Он замолкает, задумавшись. Наверно, он начнет сейчас излагать основы своего проекта, самого грандиозного проекта, который когда-либо знала история этой страны. Конечно же он возвращается к этому проекту не впервые, но волнение, которое поселилось в нем, таково, будто это для него ново, — кажется, что его молчание полно тревоги.

— Итак, «Токио-1960» — вот главные черты проекта...

У него потребность развернуть сейчас тугой свиток ватмана, развернуть в полный размер столешницы, чтобы явить все величие плана, но свитка на столе нет, как нет его и на стенах. Но, пожалуй, в ватмане нет необходимости — все, что хочет сказать Танге, он скажет. Видно, «Токио-1960» его любимое дитя, оно способно вдохновить зодчего без того, чтобы прибегать к примитивным иллюстрациям. По мере того как продолжается разговор, Танге все более воодушевляется. Его руки неспешно поднялись — такое впечатление, что он держит сейчас ученический глобус, — он говорит о формах старого города, у которого округлые объемы. Разумеется, в руках нет ни шара, ни куба, но они способны изобразить все, эти руки, — так они тверды и динамичны, так пластичны, руки водного, который, как все зодчие, наверно, чуть-чуть и скульптор.
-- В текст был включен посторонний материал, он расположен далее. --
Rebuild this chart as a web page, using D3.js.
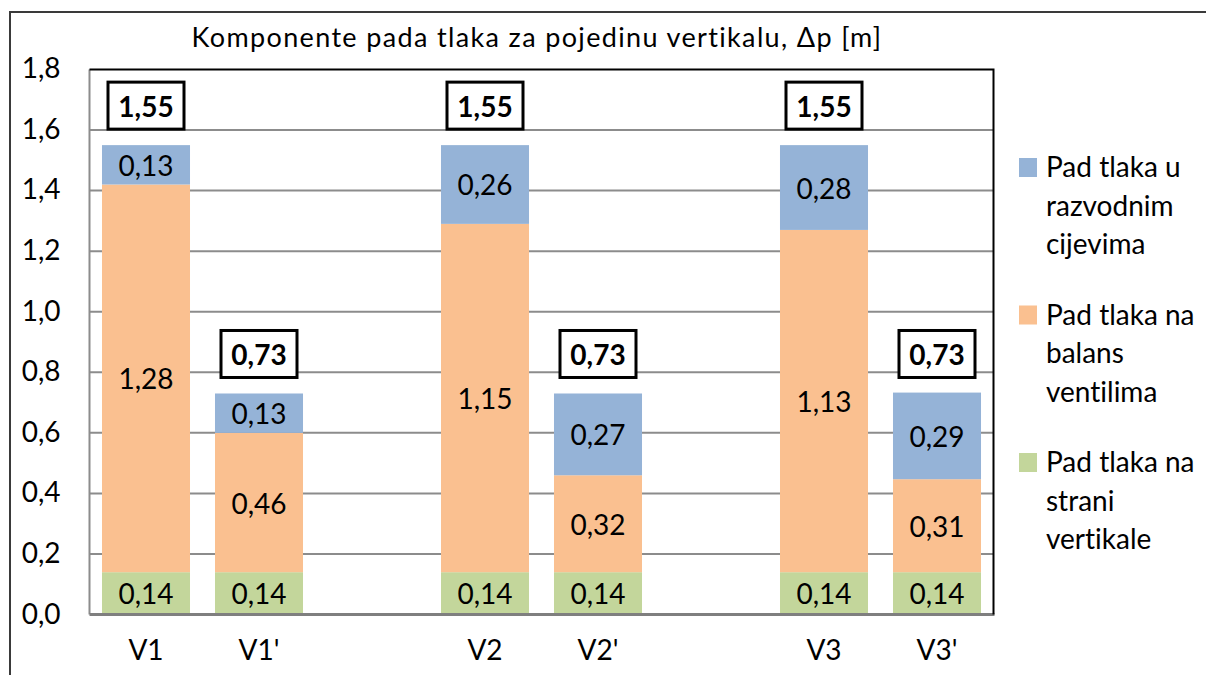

Однако как он предполагает навести мост к тому главному, что определяет смысл его замысла? Послушаем Танге. Наше время отмечено рождением сверхгородов — в каждом почти девять или более миллионов жителей. Города эти продолжали развиваться по тем структурам, которыми был отмечен древний город, — вокруг ядра. (Танге сказал: «По радиальной!») То, что было пригодно для города со стотысячным населением или даже миллионным, совершенно не пригодно для сверхгородов — для транспорта в них практически не осталось места. (Танге сказал: «Пульсирующие потоки: как на небе — «пульсары»)») Миллионный город способен выдержать такую вспышку — десятимиллионный не способен! А что будет, когда число жителей удвоится? Кстати, такая перспектива не за горами — через двадцать лет Токио будет пятнадцати миллионным городом. Те, кто думает над этой проблемой, говорят: надо ограничить рост города. (Танге заметал: «Легко сказать — ограничить! Но как?») Действенное средство: изменить структуру города в такой мере, чтобы устранить самую причину взрывов. (Танге сказал: «Предотвращать взрыв надо не за пять минут до взрыва)») Такой системой является система линейная: город строится по прямой! (Танге сказал: «Токио идет навстречу Осака, а Осака навстречу Токио, образуя единый город!») Стоит ли говорить, что разом снимается и проблема транспорта. Дороги нового города способны пропустить в десять и даже тридцать раз больше машин, чем дороги старого, — угроза взрыва практически исключена... (Танге сказал: «Мы можем сделать почти невозможное — погасить силу «пульсаров»! Пока что на Земле...» — добавил он улыбаясь.)

Танге встает и идет к окну, чтобы открыть форточку. Он идет, чуть опираясь ладонью о край стола. Он легко дотягивается до форточки и, распахнув ее, на секунду задерживается у окна. Слышится запах привядшей листвы, чуть-чуть горьковатый, — токийский декабрь. Он возвращается, пожалуй, не столь стремительно, как шел к окну, — запах осени подействовал и на него... Он возвращается, а я замечаю, с каким изяществом он носит свое европейское платье, — его темный костюм, его белая сорочка с просторноватым воротником, мягким и отложным, его галстук приятно бордовых тонов (он любят эти краски), повязанный некрупным углом, — все неброско и истинно изящно.